Task prompt: Extract precisely the lines of the entries below, from the first line through the line containing "560, 580, 600]".

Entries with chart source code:
◆ ◆ ◆

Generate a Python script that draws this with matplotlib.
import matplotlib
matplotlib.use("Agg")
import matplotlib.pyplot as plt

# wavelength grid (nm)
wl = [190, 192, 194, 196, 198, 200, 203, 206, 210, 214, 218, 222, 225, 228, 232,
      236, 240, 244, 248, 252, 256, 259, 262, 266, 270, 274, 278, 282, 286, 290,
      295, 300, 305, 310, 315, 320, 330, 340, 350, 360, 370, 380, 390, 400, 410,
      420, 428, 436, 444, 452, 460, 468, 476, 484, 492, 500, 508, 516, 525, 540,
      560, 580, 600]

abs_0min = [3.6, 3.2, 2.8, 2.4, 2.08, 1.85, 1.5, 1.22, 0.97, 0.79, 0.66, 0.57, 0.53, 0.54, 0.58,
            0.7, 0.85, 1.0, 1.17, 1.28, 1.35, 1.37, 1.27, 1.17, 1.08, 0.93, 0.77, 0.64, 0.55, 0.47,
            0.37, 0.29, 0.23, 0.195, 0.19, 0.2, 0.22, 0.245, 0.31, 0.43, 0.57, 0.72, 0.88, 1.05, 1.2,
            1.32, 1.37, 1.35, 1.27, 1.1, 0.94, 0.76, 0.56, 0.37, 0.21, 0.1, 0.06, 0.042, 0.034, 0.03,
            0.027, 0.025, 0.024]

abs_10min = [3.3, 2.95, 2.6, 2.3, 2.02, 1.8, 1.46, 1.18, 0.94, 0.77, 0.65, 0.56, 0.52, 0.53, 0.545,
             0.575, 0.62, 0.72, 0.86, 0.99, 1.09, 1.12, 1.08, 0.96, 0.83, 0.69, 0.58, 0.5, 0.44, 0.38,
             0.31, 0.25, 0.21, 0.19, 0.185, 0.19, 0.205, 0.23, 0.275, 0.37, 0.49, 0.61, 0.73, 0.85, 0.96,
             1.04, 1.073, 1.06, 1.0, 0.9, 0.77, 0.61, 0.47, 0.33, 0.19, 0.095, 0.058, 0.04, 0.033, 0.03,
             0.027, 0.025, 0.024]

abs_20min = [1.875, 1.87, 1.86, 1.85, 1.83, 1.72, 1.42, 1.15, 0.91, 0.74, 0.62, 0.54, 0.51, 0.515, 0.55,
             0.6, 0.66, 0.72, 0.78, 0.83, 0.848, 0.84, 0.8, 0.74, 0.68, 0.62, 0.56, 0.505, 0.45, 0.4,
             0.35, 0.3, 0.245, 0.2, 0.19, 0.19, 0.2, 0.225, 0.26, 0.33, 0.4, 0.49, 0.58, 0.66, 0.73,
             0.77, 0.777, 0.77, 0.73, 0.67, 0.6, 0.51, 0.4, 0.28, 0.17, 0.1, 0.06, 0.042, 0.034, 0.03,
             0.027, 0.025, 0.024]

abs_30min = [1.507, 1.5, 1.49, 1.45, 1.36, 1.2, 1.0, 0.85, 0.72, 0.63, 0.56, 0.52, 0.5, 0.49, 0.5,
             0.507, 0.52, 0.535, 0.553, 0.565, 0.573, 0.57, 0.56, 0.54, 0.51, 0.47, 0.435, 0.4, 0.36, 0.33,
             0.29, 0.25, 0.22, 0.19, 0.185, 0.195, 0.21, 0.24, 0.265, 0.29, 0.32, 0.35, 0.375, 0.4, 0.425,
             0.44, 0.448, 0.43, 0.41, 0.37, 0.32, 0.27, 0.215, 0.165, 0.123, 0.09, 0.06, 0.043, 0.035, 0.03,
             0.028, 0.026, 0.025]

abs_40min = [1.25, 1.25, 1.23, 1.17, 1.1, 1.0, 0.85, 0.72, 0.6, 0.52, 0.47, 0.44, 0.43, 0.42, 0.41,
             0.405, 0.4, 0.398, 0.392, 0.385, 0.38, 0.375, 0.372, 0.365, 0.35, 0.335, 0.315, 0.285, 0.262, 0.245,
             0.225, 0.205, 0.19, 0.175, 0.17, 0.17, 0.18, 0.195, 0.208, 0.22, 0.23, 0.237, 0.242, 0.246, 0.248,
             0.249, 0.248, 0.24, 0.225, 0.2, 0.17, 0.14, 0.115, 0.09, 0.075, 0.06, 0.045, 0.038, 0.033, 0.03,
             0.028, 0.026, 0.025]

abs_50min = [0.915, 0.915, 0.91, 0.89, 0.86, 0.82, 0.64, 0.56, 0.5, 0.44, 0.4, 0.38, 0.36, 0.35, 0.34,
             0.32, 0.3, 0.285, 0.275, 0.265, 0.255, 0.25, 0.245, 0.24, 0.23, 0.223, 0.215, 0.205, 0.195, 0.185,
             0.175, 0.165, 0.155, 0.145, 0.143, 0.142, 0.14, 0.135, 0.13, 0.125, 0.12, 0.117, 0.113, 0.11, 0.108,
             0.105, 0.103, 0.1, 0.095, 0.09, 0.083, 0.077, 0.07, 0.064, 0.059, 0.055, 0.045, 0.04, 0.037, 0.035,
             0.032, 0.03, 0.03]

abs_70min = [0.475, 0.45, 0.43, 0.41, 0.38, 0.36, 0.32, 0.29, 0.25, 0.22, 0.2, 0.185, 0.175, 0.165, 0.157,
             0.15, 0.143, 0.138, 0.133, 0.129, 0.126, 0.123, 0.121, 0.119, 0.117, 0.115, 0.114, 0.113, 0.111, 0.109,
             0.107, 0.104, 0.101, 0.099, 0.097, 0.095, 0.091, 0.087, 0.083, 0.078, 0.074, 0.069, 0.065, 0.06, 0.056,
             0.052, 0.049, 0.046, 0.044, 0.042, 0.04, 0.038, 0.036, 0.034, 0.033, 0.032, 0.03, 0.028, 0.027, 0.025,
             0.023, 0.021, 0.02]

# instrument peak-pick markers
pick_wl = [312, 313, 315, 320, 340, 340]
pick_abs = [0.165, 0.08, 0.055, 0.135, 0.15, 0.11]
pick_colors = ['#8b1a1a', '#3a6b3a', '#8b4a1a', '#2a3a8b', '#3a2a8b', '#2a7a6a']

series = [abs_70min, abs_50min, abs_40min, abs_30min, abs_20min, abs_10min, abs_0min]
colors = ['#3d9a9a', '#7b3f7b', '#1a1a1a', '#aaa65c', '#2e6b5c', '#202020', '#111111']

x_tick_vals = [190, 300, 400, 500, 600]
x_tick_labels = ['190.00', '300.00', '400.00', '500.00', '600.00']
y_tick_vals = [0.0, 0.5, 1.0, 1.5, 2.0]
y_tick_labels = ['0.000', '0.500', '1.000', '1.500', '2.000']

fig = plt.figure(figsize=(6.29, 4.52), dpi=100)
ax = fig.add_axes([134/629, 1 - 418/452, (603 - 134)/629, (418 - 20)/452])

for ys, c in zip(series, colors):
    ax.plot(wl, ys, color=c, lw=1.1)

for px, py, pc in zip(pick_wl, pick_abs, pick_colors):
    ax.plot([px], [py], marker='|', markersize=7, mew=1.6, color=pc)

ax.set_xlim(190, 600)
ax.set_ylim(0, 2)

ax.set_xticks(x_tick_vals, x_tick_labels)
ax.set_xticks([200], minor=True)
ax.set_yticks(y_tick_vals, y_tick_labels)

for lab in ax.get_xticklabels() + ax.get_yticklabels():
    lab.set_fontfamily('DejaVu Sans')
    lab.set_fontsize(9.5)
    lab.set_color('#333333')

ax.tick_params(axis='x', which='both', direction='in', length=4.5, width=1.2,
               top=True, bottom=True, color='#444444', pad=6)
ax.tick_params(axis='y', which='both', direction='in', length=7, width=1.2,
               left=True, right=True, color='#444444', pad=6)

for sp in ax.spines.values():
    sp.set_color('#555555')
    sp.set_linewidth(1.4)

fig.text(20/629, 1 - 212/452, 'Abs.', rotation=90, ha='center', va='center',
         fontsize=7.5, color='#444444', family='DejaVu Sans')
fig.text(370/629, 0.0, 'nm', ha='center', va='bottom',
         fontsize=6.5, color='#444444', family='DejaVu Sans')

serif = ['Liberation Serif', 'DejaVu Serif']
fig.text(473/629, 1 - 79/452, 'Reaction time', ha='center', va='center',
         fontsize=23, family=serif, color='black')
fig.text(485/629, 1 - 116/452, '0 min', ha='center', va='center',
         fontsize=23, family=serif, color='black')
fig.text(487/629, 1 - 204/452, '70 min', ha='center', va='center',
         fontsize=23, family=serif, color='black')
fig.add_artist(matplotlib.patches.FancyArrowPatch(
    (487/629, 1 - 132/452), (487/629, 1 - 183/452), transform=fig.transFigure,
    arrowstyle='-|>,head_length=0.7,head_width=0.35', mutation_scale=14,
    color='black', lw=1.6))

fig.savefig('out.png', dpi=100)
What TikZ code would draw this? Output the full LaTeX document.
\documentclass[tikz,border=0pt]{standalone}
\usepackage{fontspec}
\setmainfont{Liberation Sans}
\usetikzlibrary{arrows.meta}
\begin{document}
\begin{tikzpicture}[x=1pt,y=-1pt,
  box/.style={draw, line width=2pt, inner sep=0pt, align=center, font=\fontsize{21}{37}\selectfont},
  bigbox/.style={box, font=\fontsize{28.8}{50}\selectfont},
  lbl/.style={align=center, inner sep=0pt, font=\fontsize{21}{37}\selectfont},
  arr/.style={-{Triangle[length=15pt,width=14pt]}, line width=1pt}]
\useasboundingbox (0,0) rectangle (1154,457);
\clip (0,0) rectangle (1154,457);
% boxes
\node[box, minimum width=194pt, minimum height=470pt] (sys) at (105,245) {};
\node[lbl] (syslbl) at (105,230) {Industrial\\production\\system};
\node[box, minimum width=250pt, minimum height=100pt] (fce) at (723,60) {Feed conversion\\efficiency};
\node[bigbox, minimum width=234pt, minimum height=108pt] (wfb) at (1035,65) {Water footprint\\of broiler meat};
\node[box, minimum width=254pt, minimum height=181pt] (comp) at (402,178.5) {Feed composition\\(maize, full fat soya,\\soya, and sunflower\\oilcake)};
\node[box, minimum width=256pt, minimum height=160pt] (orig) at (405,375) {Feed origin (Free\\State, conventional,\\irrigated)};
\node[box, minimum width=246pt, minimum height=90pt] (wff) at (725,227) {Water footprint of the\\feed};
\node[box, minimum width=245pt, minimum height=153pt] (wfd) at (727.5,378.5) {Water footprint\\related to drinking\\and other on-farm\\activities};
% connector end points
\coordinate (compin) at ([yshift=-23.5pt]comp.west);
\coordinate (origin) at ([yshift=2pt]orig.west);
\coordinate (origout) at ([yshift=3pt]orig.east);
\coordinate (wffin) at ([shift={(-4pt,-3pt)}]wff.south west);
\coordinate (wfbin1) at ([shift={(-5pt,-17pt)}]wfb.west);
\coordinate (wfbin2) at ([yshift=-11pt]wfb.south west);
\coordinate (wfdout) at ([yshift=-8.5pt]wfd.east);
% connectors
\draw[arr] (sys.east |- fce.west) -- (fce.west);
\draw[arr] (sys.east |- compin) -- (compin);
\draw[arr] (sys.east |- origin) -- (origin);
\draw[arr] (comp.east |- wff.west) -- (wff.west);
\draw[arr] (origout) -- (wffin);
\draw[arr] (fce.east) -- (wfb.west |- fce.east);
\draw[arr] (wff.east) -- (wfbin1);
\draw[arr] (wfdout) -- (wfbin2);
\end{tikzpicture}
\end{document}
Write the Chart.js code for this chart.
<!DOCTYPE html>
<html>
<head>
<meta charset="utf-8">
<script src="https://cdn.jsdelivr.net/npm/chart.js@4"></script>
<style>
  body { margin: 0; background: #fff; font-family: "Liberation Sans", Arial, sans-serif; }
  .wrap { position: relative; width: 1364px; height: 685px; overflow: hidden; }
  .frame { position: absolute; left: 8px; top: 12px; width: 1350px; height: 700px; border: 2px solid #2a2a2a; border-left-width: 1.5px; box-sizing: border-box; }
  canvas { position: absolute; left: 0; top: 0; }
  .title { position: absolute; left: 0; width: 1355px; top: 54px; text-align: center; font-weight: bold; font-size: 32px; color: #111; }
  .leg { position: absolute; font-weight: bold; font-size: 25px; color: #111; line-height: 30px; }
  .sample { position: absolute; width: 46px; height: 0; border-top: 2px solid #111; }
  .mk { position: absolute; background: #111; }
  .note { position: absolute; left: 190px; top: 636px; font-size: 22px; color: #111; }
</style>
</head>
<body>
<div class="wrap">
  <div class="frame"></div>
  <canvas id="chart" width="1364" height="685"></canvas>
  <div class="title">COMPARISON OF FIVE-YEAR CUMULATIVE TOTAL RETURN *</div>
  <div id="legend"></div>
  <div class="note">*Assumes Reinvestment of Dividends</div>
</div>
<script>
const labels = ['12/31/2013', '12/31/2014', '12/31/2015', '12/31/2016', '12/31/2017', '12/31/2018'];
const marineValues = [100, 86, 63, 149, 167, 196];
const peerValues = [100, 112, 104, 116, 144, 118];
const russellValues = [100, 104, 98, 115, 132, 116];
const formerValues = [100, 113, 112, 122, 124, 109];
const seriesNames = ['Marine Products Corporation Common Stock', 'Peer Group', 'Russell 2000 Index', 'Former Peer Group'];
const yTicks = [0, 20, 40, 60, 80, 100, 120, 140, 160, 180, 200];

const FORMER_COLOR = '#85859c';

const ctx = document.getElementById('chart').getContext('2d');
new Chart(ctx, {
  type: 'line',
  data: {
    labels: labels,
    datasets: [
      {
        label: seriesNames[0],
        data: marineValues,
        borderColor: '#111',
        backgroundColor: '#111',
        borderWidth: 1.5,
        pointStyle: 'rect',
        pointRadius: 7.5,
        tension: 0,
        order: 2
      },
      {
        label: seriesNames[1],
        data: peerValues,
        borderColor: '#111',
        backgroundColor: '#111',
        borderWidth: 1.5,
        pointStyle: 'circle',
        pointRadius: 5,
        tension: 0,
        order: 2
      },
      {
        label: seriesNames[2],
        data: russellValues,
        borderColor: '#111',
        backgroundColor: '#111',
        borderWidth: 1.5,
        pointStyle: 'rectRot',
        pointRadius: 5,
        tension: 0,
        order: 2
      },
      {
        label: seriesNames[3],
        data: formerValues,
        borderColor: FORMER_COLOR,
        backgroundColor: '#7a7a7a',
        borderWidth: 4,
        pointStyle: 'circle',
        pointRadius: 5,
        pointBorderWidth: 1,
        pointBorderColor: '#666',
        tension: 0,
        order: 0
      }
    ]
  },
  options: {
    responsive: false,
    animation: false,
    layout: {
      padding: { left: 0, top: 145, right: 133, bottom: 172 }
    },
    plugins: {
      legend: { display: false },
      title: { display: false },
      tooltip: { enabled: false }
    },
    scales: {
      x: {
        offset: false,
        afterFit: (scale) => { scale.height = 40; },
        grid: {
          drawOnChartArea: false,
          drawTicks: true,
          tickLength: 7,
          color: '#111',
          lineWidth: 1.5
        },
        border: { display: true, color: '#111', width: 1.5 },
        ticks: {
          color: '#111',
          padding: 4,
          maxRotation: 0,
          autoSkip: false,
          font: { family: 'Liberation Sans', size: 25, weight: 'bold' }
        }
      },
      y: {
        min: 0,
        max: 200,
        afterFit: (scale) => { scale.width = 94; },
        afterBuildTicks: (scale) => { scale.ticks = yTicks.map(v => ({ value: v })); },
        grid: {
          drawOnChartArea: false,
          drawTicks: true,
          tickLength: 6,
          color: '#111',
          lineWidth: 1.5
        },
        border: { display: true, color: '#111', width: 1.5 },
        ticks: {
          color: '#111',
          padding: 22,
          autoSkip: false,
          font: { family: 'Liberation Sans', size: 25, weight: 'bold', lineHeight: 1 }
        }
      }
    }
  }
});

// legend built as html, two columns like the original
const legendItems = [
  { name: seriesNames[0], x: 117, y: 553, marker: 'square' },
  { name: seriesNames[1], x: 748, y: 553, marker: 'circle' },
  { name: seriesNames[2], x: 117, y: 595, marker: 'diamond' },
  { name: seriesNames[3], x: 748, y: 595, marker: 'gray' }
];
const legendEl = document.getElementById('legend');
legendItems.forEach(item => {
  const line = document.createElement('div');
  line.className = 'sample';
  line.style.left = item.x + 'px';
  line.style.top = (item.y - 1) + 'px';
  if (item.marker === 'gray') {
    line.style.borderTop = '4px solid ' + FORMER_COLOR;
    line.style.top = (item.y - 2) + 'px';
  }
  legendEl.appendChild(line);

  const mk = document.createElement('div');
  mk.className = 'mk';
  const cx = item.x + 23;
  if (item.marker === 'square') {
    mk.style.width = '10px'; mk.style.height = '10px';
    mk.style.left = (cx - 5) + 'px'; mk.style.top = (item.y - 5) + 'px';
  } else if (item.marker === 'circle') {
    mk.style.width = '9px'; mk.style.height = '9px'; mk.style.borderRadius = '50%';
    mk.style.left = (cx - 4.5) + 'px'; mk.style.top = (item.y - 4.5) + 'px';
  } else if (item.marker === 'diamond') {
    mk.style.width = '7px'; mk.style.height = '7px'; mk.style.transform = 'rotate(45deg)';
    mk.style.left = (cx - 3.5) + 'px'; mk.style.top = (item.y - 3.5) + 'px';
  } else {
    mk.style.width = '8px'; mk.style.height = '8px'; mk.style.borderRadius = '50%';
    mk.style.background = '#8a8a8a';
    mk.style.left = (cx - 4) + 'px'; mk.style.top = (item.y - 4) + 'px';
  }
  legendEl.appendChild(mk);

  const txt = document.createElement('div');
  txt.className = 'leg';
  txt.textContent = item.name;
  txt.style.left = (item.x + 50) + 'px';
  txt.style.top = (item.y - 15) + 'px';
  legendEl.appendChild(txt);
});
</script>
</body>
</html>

◆ ◆ ◆

Task solution:
Generate a Python script that draws this with matplotlib.
import matplotlib
matplotlib.use("Agg")
import matplotlib.pyplot as plt

# wavelength grid (nm)
wl = [190, 192, 194, 196, 198, 200, 203, 206, 210, 214, 218, 222, 225, 228, 232,
      236, 240, 244, 248, 252, 256, 259, 262, 266, 270, 274, 278, 282, 286, 290,
      295, 300, 305, 310, 315, 320, 330, 340, 350, 360, 370, 380, 390, 400, 410,
      420, 428, 436, 444, 452, 460, 468, 476, 484, 492, 500, 508, 516, 525, 540,
      560, 580, 600]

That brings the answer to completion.